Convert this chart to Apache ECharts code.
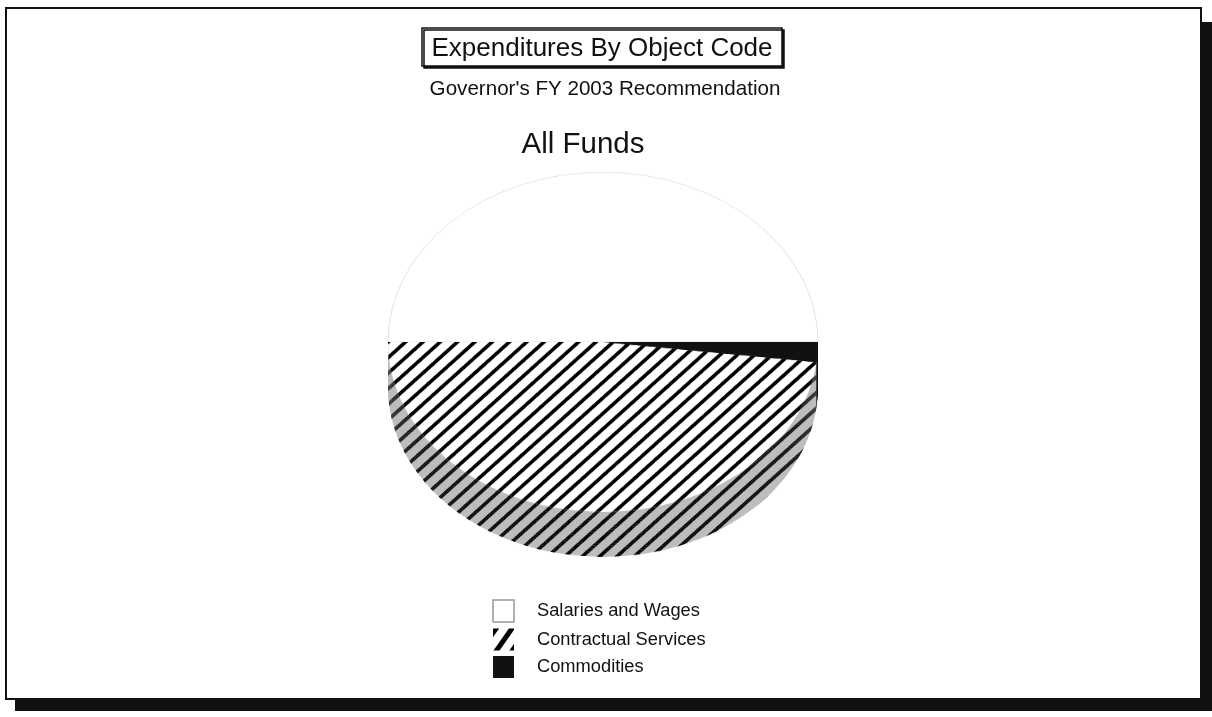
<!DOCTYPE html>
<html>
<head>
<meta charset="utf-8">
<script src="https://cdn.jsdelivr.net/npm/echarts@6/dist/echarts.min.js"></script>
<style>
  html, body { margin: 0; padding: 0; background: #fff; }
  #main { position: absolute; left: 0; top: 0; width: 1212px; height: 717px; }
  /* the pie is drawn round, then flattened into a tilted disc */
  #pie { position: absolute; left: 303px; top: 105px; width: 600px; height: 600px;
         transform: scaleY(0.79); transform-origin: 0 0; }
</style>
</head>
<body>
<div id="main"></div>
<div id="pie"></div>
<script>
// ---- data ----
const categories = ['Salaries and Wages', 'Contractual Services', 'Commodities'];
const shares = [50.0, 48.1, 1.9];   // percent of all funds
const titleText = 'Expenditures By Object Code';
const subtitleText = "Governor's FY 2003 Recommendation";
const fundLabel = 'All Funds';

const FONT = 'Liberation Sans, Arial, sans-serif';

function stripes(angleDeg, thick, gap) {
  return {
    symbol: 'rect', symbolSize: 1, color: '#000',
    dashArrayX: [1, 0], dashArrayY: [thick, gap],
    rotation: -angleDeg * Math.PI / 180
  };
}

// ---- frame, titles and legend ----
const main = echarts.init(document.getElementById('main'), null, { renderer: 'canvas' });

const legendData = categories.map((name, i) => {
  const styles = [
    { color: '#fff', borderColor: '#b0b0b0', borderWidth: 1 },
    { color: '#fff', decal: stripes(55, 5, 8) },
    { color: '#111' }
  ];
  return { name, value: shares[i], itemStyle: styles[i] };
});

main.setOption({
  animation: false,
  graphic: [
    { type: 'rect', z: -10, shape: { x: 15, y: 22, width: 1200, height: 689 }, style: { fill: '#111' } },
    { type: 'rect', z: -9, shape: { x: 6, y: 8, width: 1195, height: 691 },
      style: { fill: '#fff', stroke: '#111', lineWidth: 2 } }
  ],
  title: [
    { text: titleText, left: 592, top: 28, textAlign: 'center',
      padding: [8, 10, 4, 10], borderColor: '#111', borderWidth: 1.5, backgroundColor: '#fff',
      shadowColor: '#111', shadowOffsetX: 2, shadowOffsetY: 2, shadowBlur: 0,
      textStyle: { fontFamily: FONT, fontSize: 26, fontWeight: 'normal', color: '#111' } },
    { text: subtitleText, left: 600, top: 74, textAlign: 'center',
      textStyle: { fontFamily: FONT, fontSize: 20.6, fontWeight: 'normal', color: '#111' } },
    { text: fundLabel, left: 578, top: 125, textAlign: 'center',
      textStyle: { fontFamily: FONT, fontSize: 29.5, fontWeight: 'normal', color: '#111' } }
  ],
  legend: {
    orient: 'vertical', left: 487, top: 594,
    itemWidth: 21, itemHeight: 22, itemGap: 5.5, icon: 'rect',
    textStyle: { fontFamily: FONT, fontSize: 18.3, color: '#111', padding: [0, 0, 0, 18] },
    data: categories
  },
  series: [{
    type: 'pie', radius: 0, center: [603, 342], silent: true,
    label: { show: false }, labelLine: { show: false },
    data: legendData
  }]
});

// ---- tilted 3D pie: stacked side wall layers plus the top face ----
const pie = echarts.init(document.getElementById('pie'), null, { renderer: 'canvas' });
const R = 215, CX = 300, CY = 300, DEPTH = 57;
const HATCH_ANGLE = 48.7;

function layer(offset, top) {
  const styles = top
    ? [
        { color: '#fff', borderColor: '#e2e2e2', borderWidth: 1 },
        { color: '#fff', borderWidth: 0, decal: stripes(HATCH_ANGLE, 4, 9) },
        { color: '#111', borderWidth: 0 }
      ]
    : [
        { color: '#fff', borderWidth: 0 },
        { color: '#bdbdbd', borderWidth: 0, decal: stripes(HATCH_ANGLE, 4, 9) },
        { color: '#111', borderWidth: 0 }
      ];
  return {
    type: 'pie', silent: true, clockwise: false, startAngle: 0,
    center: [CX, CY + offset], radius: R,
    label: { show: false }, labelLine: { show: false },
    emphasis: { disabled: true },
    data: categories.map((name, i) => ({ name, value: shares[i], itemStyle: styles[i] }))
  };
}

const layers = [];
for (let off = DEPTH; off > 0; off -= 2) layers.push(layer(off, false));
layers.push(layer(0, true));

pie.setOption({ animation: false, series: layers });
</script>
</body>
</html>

-*-

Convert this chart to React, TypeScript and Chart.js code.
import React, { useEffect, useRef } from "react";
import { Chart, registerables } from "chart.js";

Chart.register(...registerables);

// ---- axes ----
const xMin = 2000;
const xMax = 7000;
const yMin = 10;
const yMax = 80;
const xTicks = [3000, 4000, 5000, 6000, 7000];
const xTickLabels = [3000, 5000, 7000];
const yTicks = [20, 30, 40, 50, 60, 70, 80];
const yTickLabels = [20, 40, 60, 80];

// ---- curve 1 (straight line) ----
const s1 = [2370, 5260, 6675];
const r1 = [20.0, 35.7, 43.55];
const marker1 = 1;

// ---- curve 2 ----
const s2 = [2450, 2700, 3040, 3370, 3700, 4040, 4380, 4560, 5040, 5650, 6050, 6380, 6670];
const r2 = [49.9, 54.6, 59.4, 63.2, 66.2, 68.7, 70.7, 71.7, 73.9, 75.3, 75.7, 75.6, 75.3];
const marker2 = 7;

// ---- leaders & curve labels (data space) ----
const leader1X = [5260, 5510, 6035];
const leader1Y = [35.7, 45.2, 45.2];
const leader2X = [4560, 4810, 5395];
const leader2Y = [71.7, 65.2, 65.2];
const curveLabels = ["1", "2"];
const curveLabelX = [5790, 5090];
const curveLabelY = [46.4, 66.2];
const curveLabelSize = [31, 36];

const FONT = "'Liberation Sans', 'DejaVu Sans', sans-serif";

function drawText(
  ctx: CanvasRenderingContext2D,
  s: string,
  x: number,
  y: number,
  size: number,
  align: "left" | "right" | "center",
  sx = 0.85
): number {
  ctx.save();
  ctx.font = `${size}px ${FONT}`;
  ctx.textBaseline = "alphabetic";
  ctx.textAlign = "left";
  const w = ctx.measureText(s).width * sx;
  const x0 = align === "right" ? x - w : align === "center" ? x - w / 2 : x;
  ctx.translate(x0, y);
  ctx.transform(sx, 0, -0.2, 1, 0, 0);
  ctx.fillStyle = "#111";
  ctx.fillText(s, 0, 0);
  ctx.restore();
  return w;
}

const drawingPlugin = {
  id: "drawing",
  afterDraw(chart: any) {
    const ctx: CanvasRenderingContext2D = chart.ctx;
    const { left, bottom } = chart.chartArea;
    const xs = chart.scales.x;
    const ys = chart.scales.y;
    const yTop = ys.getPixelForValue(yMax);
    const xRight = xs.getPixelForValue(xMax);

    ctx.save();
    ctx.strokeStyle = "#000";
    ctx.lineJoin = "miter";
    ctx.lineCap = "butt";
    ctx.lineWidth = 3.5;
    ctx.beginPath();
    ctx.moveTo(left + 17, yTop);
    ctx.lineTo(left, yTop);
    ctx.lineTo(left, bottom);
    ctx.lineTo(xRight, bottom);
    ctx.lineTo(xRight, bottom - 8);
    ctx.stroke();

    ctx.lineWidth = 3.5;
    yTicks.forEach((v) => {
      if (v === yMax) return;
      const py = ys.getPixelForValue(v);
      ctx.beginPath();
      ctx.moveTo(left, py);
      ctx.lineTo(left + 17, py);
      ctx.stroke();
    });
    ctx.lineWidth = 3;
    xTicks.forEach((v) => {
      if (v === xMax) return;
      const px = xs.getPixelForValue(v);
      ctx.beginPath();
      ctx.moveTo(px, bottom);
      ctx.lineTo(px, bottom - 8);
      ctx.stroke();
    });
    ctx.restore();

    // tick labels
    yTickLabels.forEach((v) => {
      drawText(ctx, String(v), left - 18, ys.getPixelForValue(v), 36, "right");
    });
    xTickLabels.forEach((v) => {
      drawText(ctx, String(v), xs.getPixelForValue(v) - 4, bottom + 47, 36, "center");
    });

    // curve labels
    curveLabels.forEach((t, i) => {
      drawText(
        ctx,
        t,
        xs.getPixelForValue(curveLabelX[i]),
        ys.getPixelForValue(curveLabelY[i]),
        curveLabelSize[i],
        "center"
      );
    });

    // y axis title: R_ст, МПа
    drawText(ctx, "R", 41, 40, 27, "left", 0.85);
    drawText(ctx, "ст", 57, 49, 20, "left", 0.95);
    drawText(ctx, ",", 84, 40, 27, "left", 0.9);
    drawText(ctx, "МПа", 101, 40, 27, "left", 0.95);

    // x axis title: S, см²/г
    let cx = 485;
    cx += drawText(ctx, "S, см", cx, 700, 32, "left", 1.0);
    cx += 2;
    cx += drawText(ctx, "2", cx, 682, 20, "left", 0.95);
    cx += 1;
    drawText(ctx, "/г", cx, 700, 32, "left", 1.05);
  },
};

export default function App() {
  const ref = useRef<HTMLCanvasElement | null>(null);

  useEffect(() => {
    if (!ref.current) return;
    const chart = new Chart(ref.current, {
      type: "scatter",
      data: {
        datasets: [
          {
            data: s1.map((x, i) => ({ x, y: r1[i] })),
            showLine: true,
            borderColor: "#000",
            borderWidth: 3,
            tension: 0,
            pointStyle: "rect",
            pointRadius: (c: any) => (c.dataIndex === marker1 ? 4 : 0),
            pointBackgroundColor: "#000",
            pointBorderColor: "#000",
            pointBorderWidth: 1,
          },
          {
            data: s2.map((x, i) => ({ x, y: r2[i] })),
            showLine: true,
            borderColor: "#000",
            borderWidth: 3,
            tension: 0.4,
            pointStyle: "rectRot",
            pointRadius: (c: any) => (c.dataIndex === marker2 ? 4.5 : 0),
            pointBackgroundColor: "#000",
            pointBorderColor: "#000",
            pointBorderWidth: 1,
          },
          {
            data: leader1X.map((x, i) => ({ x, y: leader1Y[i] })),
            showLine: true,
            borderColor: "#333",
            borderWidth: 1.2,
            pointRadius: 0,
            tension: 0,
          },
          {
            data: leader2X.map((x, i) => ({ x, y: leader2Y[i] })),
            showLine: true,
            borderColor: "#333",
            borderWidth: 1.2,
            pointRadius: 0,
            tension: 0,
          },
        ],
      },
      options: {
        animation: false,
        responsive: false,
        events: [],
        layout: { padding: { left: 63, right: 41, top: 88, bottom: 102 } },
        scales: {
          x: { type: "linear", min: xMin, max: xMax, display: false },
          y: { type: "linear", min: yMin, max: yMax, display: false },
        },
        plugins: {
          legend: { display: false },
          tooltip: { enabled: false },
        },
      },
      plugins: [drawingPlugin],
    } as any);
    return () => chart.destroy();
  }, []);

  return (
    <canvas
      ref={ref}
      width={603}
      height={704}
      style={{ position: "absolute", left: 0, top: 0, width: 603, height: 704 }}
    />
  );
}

-*-

#### Work required
What do the lines above say from the one containing "Convert this chart to React, TypeScript" down to the one containing "const yTickLabels = [20, 40, 60, 80];"? Return them exactly, both end lines included, and only them.

#### Final result
Convert this chart to React, TypeScript and Chart.js code.
import React, { useEffect, useRef } from "react";
import { Chart, registerables } from "chart.js";

Chart.register(...registerables);

// ---- axes ----
const xMin = 2000;
const xMax = 7000;
const yMin = 10;
const yMax = 80;
const xTicks = [3000, 4000, 5000, 6000, 7000];
const xTickLabels = [3000, 5000, 7000];
const yTicks = [20, 30, 40, 50, 60, 70, 80];
const yTickLabels = [20, 40, 60, 80];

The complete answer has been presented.